Over the years I’ve been impressed by how well the program, the brainchild of Brian Balogh and executed by him and others at the University of Virginia (including Melvyn Leffler and Sidney Milkis) to sustain novice scholars of American Political Development tradition as they seek to acquire places in history, political science, and other academic departments. In 2007-08, I mentored Jefferson Decker, who was then a doctoral candidate in history at Columbia University. Subsequently he was an ACLS/Mellon New Faculty Fellow at Rutgers University-New Brunswick and has just been appointed an Assistant Professor of American Studies there. His book-in-progress is “The Other Rights Revolution: Conservative Lawyers and the Remaking of American Government.”

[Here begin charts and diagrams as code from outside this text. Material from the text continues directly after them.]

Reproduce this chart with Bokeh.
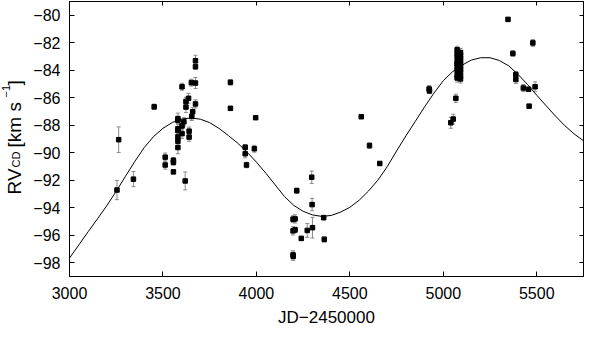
from bokeh.plotting import figure
from bokeh.layouts import row
from bokeh.models import ColumnDataSource, LinearAxis, FixedTicker, Label, Range1d, CustomLabelingPolicy
from bokeh.embed import file_html
from bokeh.resources import INLINE

# ---- data ----
jd = [3254, 3263, 3342, 3453, 3512, 3512, 3556, 3556, 3556,
      3580, 3580, 3580, 3580, 3580, 3580, 3580,
      3602, 3602, 3602, 3612, 3619, 3623, 3623, 3637, 3640, 3640, 3652, 3654, 3659,
      3674, 3674, 3674, 3674,
      3861, 3861, 3940, 3940, 3947, 3989, 3996,
      4196, 4207, 4196, 4207, 4196, 4197, 4216, 4240, 4272, 4296, 4298, 4300, 4360, 4363,
      4561, 4605, 4660,
      4924, 4926, 5040, 5053, 5067,
      5074, 5074, 5074, 5074, 5074, 5074, 5074, 5074, 5074,
      5083, 5083,
      5092, 5092, 5092, 5092, 5092, 5092, 5092, 5092, 5092, 5092,
      5346, 5372, 5388, 5388, 5428, 5456, 5459, 5479, 5491]
rv = [-92.71, -89.05, -91.92, -86.66, -90.32, -90.89, -90.55, -90.70, -91.39,
      -87.52, -87.64, -88.25, -88.39, -88.85, -89.16, -89.62,
      -85.20, -88.05, -88.61, -87.75, -92.05, -86.27, -86.68, -86.04, -88.43, -88.86, -84.90, -87.36, -87.02,
      -83.31, -83.74, -84.93, -86.45,
      -84.88, -86.77, -89.60, -90.07, -90.89, -89.71, -87.45,
      -94.83, -94.81, -95.68, -95.61, -97.43, -97.53, -92.76, -96.23, -95.65, -91.78, -93.77, -95.45, -94.72, -96.30,
      -87.38, -89.48, -90.78,
      -85.36, -85.50, -87.82, -87.55, -86.04,
      -82.51, -82.78, -83.06, -83.40, -83.53, -83.74, -84.01, -84.35, -84.56,
      -83.26, -84.08,
      -82.71, -82.92, -83.12, -83.33, -83.53, -83.74, -83.94, -84.15, -84.42, -84.63,
      -80.30, -82.78, -84.31, -84.67, -85.29, -85.38, -86.61, -82.01, -85.20]
err = [0.70, 0.93, 0.55, 0.20, 0.30, 0.30, 0.20, 0.20, 0.15,
       0.40, 0.30, 0.40, 0.30, 0.40, 0.30, 0.45,
       0.25, 0.30, 0.35, 0.30, 0.65, 0.30, 0.40, 0.35, 0.30, 0.30, 0.25, 0.30, 0.30,
       0.40, 0.20, 0.40, 0.30,
       0.20, 0.10, 0.20, 0.30, 0.20, 0.25, 0.10,
       0.25, 0.30, 0.30, 0.20, 0.30, 0.30, 0.20, 0.15, 0.50, 0.45, 0.45, 0.75, 0.15, 0.20,
       0.10, 0.20, 0.10,
       0.25, 0.20, 0.40, 0.35, 0.30,
       0.25, 0.30, 0.25, 0.30, 0.25, 0.30, 0.25, 0.30, 0.30,
       0.30, 0.30,
       0.30, 0.25, 0.30, 0.25, 0.30, 0.25, 0.30, 0.25, 0.30, 0.30,
       0.10, 0.20, 0.20, 0.30, 0.25, 0.10, 0.10, 0.25, 0.35]

curve_jd = list(range(3000, 5751, 50))
curve_rv = [-97.66, -96.70, -95.74, -94.80, -93.84, -92.80, -91.70, -90.62, -89.62, -88.82,
            -88.22, -87.80, -87.55, -87.47, -87.56, -87.81, -88.23, -88.75, -89.30, -89.96,
            -90.68, -91.48, -92.33, -93.18, -93.83, -94.26, -94.52, -94.63, -94.56, -94.32,
            -93.97, -93.45, -92.78, -91.99, -91.01, -89.87, -88.77, -87.72, -86.66, -85.66,
            -84.76, -84.10, -83.63, -83.26, -83.09, -83.09, -83.29, -83.68, -84.30, -85.03,
            -85.82, -86.58, -87.33, -88.03, -88.63, -89.13]

x_ticks = [3000, 3500, 4000, 4500, 5000, 5500]
x_tick_labels = ["3000", "3500", "4000", "4500", "5000", "5500"]
y_ticks = [-98, -96, -94, -92, -90, -88, -86, -84, -82, -80]
y_tick_labels = ["\u221298", "\u221296", "\u221294", "\u221292", "\u221290",
                 "\u221288", "\u221286", "\u221284", "\u221282", "\u221280"]

FONT = "Liberation Sans"

src = ColumnDataSource(dict(
    jd=jd, rv=rv,
    lo=[r - e for r, e in zip(rv, err)],
    hi=[r + e for r, e in zip(rv, err)],
))

H = 329
LW = 30          # width of the strip holding the rotated y-axis title
W = 584 - LW
p = figure(width=W, height=H, output_backend="svg", toolbar_location=None,
           x_range=Range1d(3000, 5750), y_range=Range1d(-99, -79),
           min_border_left=67 - LW, min_border_right=1, min_border_top=1, min_border_bottom=49)
p.xgrid.visible = False
p.ygrid.visible = False
p.outline_line_color = "black"
p.outline_line_width = 1
p.background_fill_color = "white"
p.border_fill_color = "white"

# error bars
p.segment(x0="jd", y0="lo", x1="jd", y1="hi", source=src, line_color="#8a8a8a", line_width=1)
p.scatter(x="jd", y="lo", source=src, marker="dash", size=4, line_color="#8a8a8a", line_width=1)
p.scatter(x="jd", y="hi", source=src, marker="dash", size=4, line_color="#8a8a8a", line_width=1)

# model curve
p.line(curve_jd, curve_rv, line_color="black", line_width=1)

# data points
p.scatter(x="jd", y="rv", source=src, marker="square", size=4.5, fill_color="black", line_color="black")

def style_axis(ax, labels=True):
    ax.axis_line_color = "black"
    ax.major_tick_line_color = "black"
    ax.major_tick_in = 5
    ax.major_tick_out = 0
    ax.minor_tick_line_color = None
    ax.major_label_text_font = FONT
    ax.major_label_text_color = "black"
    if labels:
        ax.major_label_text_font_size = "16px"
    else:
        ax.major_label_text_font_size = "0px"
        ax.major_label_standoff = 0
        ax.major_label_policy = CustomLabelingPolicy(code="""
            for (const i of Array.from(indices)) {
                if (typeof indices.unset === "function") indices.unset(i)
                else indices.delete(i)
            }
            return indices
        """)

p.xaxis.ticker = FixedTicker(ticks=x_ticks)
p.yaxis.ticker = FixedTicker(ticks=y_ticks)
p.xaxis.major_label_overrides = dict(zip(x_ticks, x_tick_labels))
p.yaxis.major_label_overrides = dict(zip(y_ticks, y_tick_labels))
style_axis(p.xaxis[0])
style_axis(p.yaxis[0])
p.xaxis.major_label_standoff = 10
p.yaxis.major_label_standoff = 9
p.xaxis.axis_label = "JD\u22122450000"
p.xaxis.axis_label_text_font = FONT
p.xaxis.axis_label_text_font_size = "17px"
p.xaxis.axis_label_text_font_style = "normal"
p.xaxis.axis_label_text_color = "black"
p.xaxis.axis_label_standoff = 6

top = LinearAxis(ticker=FixedTicker(ticks=x_ticks))
style_axis(top, labels=False)
top.major_tick_in = 4
p.add_layout(top, "above")
right = LinearAxis(ticker=FixedTicker(ticks=y_ticks))
style_axis(right, labels=False)
right.major_tick_in = 4
p.add_layout(right, "right")

# strip with the rotated y title: RV_CD [km s^-1]
# (its frame is aligned with the main frame; screen units measured from frame bottom)
t = figure(width=LW, height=H, output_backend="svg", toolbar_location=None,
           x_range=Range1d(0, LW), y_range=Range1d(0, 1),
           min_border=0, x_axis_type=None, y_axis_type=None)
t.xgrid.visible = False
t.ygrid.visible = False
t.outline_line_color = None
t.background_fill_color = "white"
t.border_fill_color = "white"

big, small = 19, 11
# (text, font size, baseline x inside strip, start measured up from frame bottom)
pieces = [("RV", big, 14, 82),
          ("CD", small, 15, 109),
          ("[km s", big, 14, 129),
          ("\u22121", small, 5, 179),
          ("]", big, 14, 191)]
for txt, fs, bx, by in pieces:
    t.add_layout(Label(x=bx, y=by, x_units="screen", y_units="screen", text=txt,
                       angle=1.5707963, text_font=FONT, text_font_size=f"{fs}px",
                       text_color="black", text_align="left", text_baseline="alphabetic"))

layout = row(t, p, spacing=0)
open("out.html", "w").write(file_html(layout, INLINE))
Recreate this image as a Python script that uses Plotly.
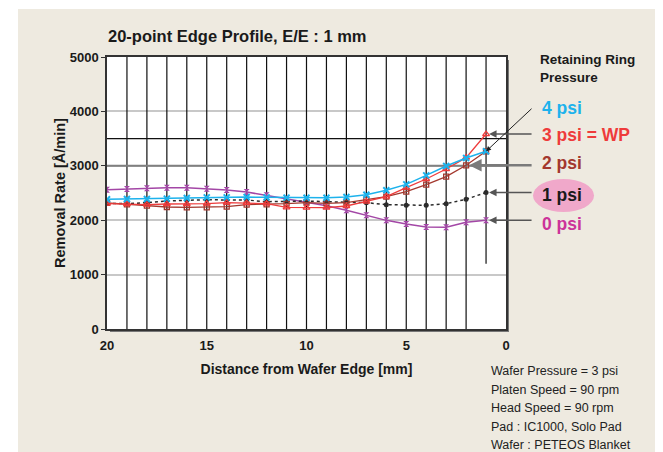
import plotly.graph_objects as go

# distance from wafer edge [mm]
distance = list(range(20, 0, -1))

# removal rate [A/min] per retaining ring pressure
rr_4psi = [2384, 2390, 2390, 2396, 2408, 2420, 2420, 2426, 2420, 2415,
           2414, 2414, 2426, 2469, 2549, 2659, 2824, 2996, 3143, 3266]
rr_3psi = [2304, 2298, 2286, 2298, 2298, 2304, 2322, 2316, 2304, 2237,
           2230, 2230, 2261, 2341, 2433, 2598, 2757, 2941, 3149, 3584]
rr_2psi = [2320, 2290, 2267, 2243, 2237, 2237, 2249, 2286, 2290, 2304,
           2322, 2310, 2322, 2377, 2433, 2524, 2653, 2800, 3009, 3266]
rr_1psi = [2311, 2304, 2322, 2353, 2365, 2377, 2371, 2371, 2340, 2345,
           2353, 2340, 2334, 2322, 2286, 2273, 2273, 2304, 2384, 2510]
rr_0psi = [2561, 2574, 2586, 2598, 2598, 2580, 2555, 2518, 2457, 2396,
           2329, 2267, 2181, 2089, 1997, 1930, 1875, 1869, 1961, 1997]

x_ticks = [20, 15, 10, 5, 0]
y_ticks = [0, 1000, 2000, 3000, 4000, 5000]

conditions = [
    "Wafer Pressure = 3 psi",
    "Platen Speed = 90 rpm",
    "Head Speed = 90 rpm",
    "Pad : IC1000, Solo Pad",
    "Wafer : PETEOS Blanket",
]

FONT = "Liberation Sans, Arial, sans-serif"
BEIGE = "#EEEAE0"

# page body has an 8px margin, so the figure sits at (8, 8)
OFF = 8
W, H = 663 - OFF, 452 - OFF
# plot area in page pixels: x 107..506, y 57..329
L, T = 107 - OFF, 57 - OFF
PW, PH = 399, 272
R, B = W - L - PW, H - T - PH


def px_x(p):
    return (p - OFF - L) / PW


def px_y(p):
    return (T + PH - (p - OFF)) / PH


fig = go.Figure()

fig.add_trace(go.Scatter(x=distance, y=rr_0psi, mode="lines+markers", name="0 psi",
                         line=dict(color="#A347A6", width=1.5),
                         marker=dict(symbol="hourglass", size=6, color="#A347A6")))
fig.add_trace(go.Scatter(x=distance, y=rr_1psi, mode="lines+markers", name="1 psi",
                         line=dict(color="#2B2B2B", width=1.5, dash="dot"),
                         marker=dict(symbol="circle", size=5, color="#2B2B2B")))
fig.add_trace(go.Scatter(x=distance, y=rr_2psi, mode="lines+markers", name="2 psi",
                         line=dict(color="#A3382E", width=1.3),
                         marker=dict(symbol="square-open", size=5, color="#A3382E", line=dict(width=1.3))))
fig.add_trace(go.Scatter(x=distance, y=rr_3psi, mode="lines+markers", name="3 psi = WP",
                         line=dict(color="#EE3B3B", width=1.3),
                         marker=dict(symbol="triangle-up-open", size=6, color="#EE3B3B", line=dict(width=1.3))))
fig.add_trace(go.Scatter(x=distance, y=rr_4psi, mode="lines+markers", name="4 psi",
                         line=dict(color="#1DB2EC", width=1.5),
                         marker=dict(symbol="x-thin", size=6, color="#1DB2EC", line=dict(width=2, color="#1DB2EC"))))

shapes = [
    # beige panel, shadow, white plot area
    dict(type="rect", xref="paper", yref="paper", x0=px_x(18), x1=px_x(700), y0=px_y(500), y1=px_y(9),
         fillcolor=BEIGE, line_width=0, layer="below"),
    dict(type="rect", xref="paper", yref="paper", x0=px_x(110), x1=px_x(509), y0=px_y(332), y1=px_y(60),
         fillcolor="#777777", line_width=0, layer="below"),
    dict(type="rect", xref="paper", yref="paper", x0=0, x1=1, y0=0, y1=1,
         fillcolor="white", line_width=0, layer="below"),
    # highlight behind "1 psi"
    dict(type="circle", xref="paper", yref="paper", x0=px_x(533), x1=px_x(594), y0=px_y(212), y1=px_y(179),
         fillcolor="#F0A8CA", line_width=0, layer="below"),
]
for d in range(2, 20):
    shapes.append(dict(type="line", xref="x", yref="y", x0=d, x1=d, y0=0, y1=5000,
                       line=dict(color="#111111", width=1.2), layer="between"))
shapes.append(dict(type="line", xref="x", yref="y", x0=1, x1=1, y0=1200, y1=5000,
                   line=dict(color="#111111", width=1.2), layer="between"))
shapes.append(dict(type="line", xref="x", yref="y", x0=20, x1=0, y0=3500, y1=3500,
                   line=dict(color="#111111", width=1.2), layer="between"))
shapes.append(dict(type="line", xref="x", yref="y", x0=20, x1=0, y0=3000, y1=3000,
                   line=dict(color="#808080", width=2), layer="between"))

annotations = [
    dict(text="<b>20-point Edge Profile, E/E : 1 mm</b>", xref="paper", yref="paper",
         x=px_x(106), y=px_y(36), xanchor="left", yanchor="middle", showarrow=False,
         font=dict(size=16.5, color="#1a1a1a")),
    dict(text="<b>Retaining Ring<br>Pressure</b>", xref="paper", yref="paper",
         x=px_x(538), y=px_y(50), xanchor="left", yanchor="top", showarrow=False, align="left",
         font=dict(size=13.5, color="#1a1a1a")),
]

labels = [
    ("4 psi", "#1DB2EC", 108),
    ("3 psi = WP", "#EE3B3B", 135),
    ("2 psi", "#A3382E", 163),
    ("1 psi", "#1a1a1a", 195),
    ("0 psi", "#CC3399", 224),
]
for text, color, ypx in labels:
    annotations.append(dict(text="<b>" + text + "</b>", xref="paper", yref="paper",
                            x=px_x(540), y=px_y(ypx), xanchor="left", yanchor="middle",
                            showarrow=False, font=dict(size=17.5, color=color)))

# pointer arrows from labels to curve end points
arrow_style = dict(text="", showarrow=True, arrowhead=2, arrowsize=1, arrowwidth=1.5,
                   arrowcolor="#555555", xref="x", yref="y", standoff=3)
annotations.append(dict(arrow_style, x=distance[-1], y=rr_3psi[-1], ax=47, ay=0))
annotations.append(dict(arrow_style, x=distance[-2], y=rr_2psi[-2], ax=67, ay=0, arrowwidth=2.5,
                        arrowcolor="#7A7A7A"))
annotations.append(dict(arrow_style, x=distance[-1], y=rr_1psi[-1], ax=47, ay=0))
annotations.append(dict(arrow_style, x=distance[-1], y=rr_0psi[-1], ax=47, ay=0))
annotations.append(dict(arrow_style, x=distance[-1], y=rr_4psi[-1], ax=47, ay=-44, arrowwidth=1,
                        arrowcolor="#222222", standoff=0))

for i, line in enumerate(conditions):
    annotations.append(dict(text=line, xref="paper", yref="paper", x=px_x(489), y=px_y(371 + i * 18.5),
                            xanchor="left", yanchor="middle", showarrow=False,
                            font=dict(size=12.5, color="#222222")))

fig.update_layout(
    width=W, height=H,
    margin=dict(l=L, r=R, t=T, b=B, pad=0),
    paper_bgcolor="white",
    plot_bgcolor="white",
    font=dict(family=FONT, color="#1a1a1a"),
    showlegend=False,
    shapes=shapes,
    annotations=annotations,
    xaxis=dict(
        range=[20, 0], tickvals=x_ticks, ticktext=["<b>%d</b>" % v for v in x_ticks],
        showgrid=False, zeroline=False, showline=True, mirror=True,
        linecolor="#333333", linewidth=1.5, ticks="", tickfont=dict(size=13),
        ticklabelstandoff=4,
        title=dict(text="<b>Distance from Wafer Edge [mm]</b>", font=dict(size=14), standoff=12),
    ),
    yaxis=dict(
        range=[0, 5000], tickvals=y_ticks, ticktext=["<b>%d</b>" % v for v in y_ticks],
        showgrid=True, gridcolor="#C8C8C8", gridwidth=1.5, dtick=500, zeroline=False,
        showline=True, mirror=True, linecolor="#333333", linewidth=1.5,
        ticks="outside", ticklen=4, tickcolor="#333333", tickfont=dict(size=13),
        title=dict(text="<b>Removal Rate [Å/min]</b>", font=dict(size=14.5), standoff=1),
    ),
)

fig.write_html("out.html")
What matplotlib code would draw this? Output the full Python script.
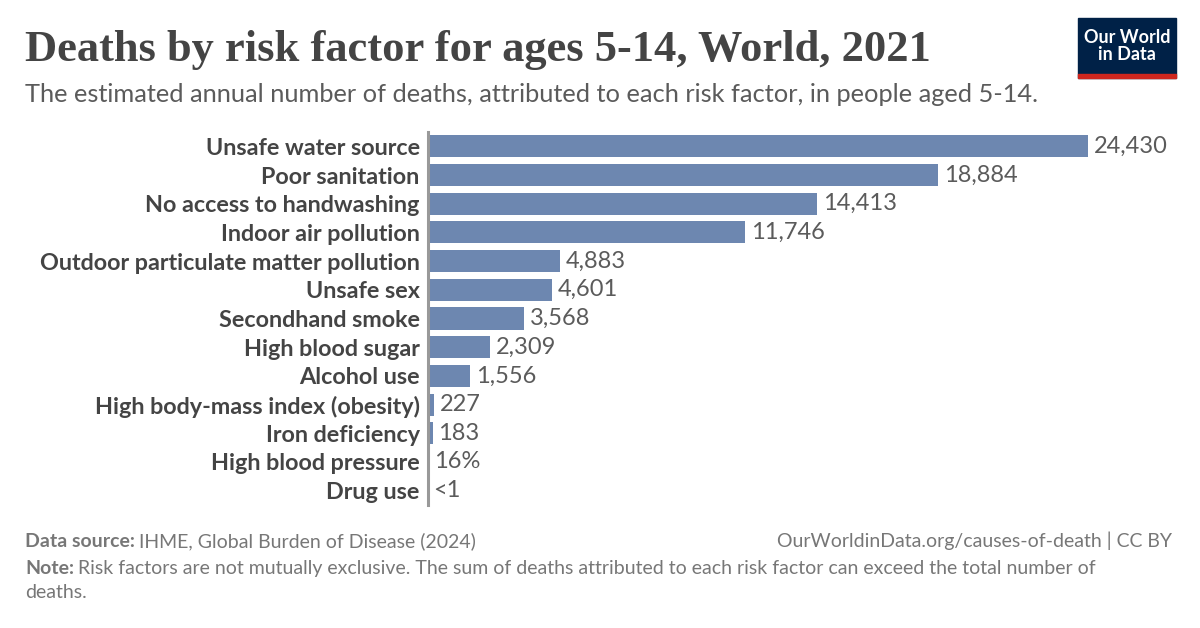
import matplotlib.pyplot as plt
from matplotlib.patches import Rectangle

# data
factors = [
    "Unsafe water source", "Poor sanitation", "No access to handwashing",
    "Indoor air pollution", "Outdoor particulate matter pollution", "Unsafe sex",
    "Secondhand smoke", "High blood sugar", "Alcohol use",
    "High body-mass index (obesity)", "Iron deficiency", "High blood pressure",
    "Drug use",
]
deaths = [24430, 18884, 14413, 11746, 4883, 4601, 3568, 2309, 1556, 227, 183, 16, 0.5]
value_labels = ["24,430", "18,884", "14,413", "11,746", "4,883", "4,601", "3,568",
                "2,309", "1,556", "227", "183", "16%", "<1"]

bar_color = "#6d87b0"
text_dark = "#444444"
text_mid = "#5b5b5b"
text_light = "#777777"

plt.rcParams['font.family'] = ['Lato', 'DejaVu Sans']

fig = plt.figure(figsize=(12, 6.28), dpi=100)
ax = fig.add_axes([428 / 1200, 1 - 505 / 628, 660 / 1200, (505 - 132) / 628])

y = list(range(len(factors)))
ax.barh(y, deaths, height=0.77, color=bar_color)
ax.set_xlim(0, max(deaths))
ax.set_ylim(len(factors) - 0.5, -0.5)

for yi, v, lab in zip(y, deaths, value_labels):
    ax.annotate(lab, (v, yi), xytext=(4, 0), textcoords='offset points',
                va='center', ha='left', fontsize=17, color=text_mid)

ax.set_yticks(y)
ax.set_yticklabels(factors, fontsize=16.8, fontweight='bold', color=text_dark)
ax.tick_params(axis='y', length=0, pad=6)
ax.set_xticks([])
for s in ['top', 'right', 'bottom']:
    ax.spines[s].set_visible(False)
ax.spines['left'].set_color('#999999')
ax.spines['left'].set_linewidth(2.2)

# title and subtitle
fig.text(25 / 1200, 1 - 50 / 628, "Deaths by risk factor for ages 5-14, World, 2021",
         family=['Liberation Serif', 'DejaVu Serif'], fontsize=32, fontweight='bold',
         color=text_dark, va='center')
fig.text(25 / 1200, 1 - 95 / 628,
         "The estimated annual number of deaths, attributed to each risk factor, in people aged 5-14.",
         fontsize=18.3, color=text_mid, va='center')

# logo
fig.patches.append(Rectangle((1078 / 1200, 1 - 78 / 628), 98 / 1200, 60 / 628,
                             transform=fig.transFigure, color='#002147', zorder=1))
fig.patches.append(Rectangle((1078 / 1200, 1 - 78 / 628), 98 / 1200, 4 / 628,
                             transform=fig.transFigure, color='#ce261e', zorder=2))
fig.text(1127 / 1200, 1 - 46 / 628, "Our World\nin Data", color='white', fontsize=13,
         fontweight='bold', ha='center', va='center', linespacing=1.0, zorder=3)

# footer: bold lead-in followed by regular text
renderer = fig.canvas.get_renderer()


def footer_line(x_px, y_px, bold, rest, va='baseline'):
    t = fig.text(x_px / 1200, 1 - y_px / 628, bold, fontsize=14, fontweight='bold',
                 color=text_light, va=va)
    w = t.get_window_extent(renderer).width
    fig.text((x_px + w + 4) / 1200, 1 - y_px / 628, rest, fontsize=14,
             color=text_light, va=va, linespacing=1.45)


footer_line(25, 547, "Data source:", "IHME, Global Burden of Disease (2024)")
fig.text(1172 / 1200, 1 - 547 / 628, "OurWorldinData.org/causes-of-death | CC BY",
         fontsize=14, color=text_light, va='baseline', ha='right')
footer_line(25, 574, "Note:",
            "Risk factors are not mutually exclusive. The sum of deaths attributed to each risk factor can exceed the total number of")
fig.text(25 / 1200, 1 - 598 / 628, "deaths.", fontsize=14, color=text_light, va='baseline')

fig.savefig("out.png", dpi=100)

Credit: Miller Center of Public Affairs The Fellowship grants each Fellow a one-year $20,000 stipend to support her or his research and writing which may focus on American politics, public policy, foreign policy, or the impact of global affairs on the United States. Along with the fellowship grant, the Miller Center helps the fellow choose a senior scholar who serves as a "Dream Mentor" throughout the fellowship year. [Clara’s Dream Mentor is Mary Dudziak!]
Last week I became (in the Miller Center's argot) a “recidivist” by appearing at the National Fellowship Spring Conference alongside my second fellow, Jack Epstein, who is ABD in history at Ohio University. His project is “Behind the Menacing Racket: Organized Labor, Federal Anti-Racketeering Policy, and the Law and Order Origins of the Modern American State, 1927–1970.”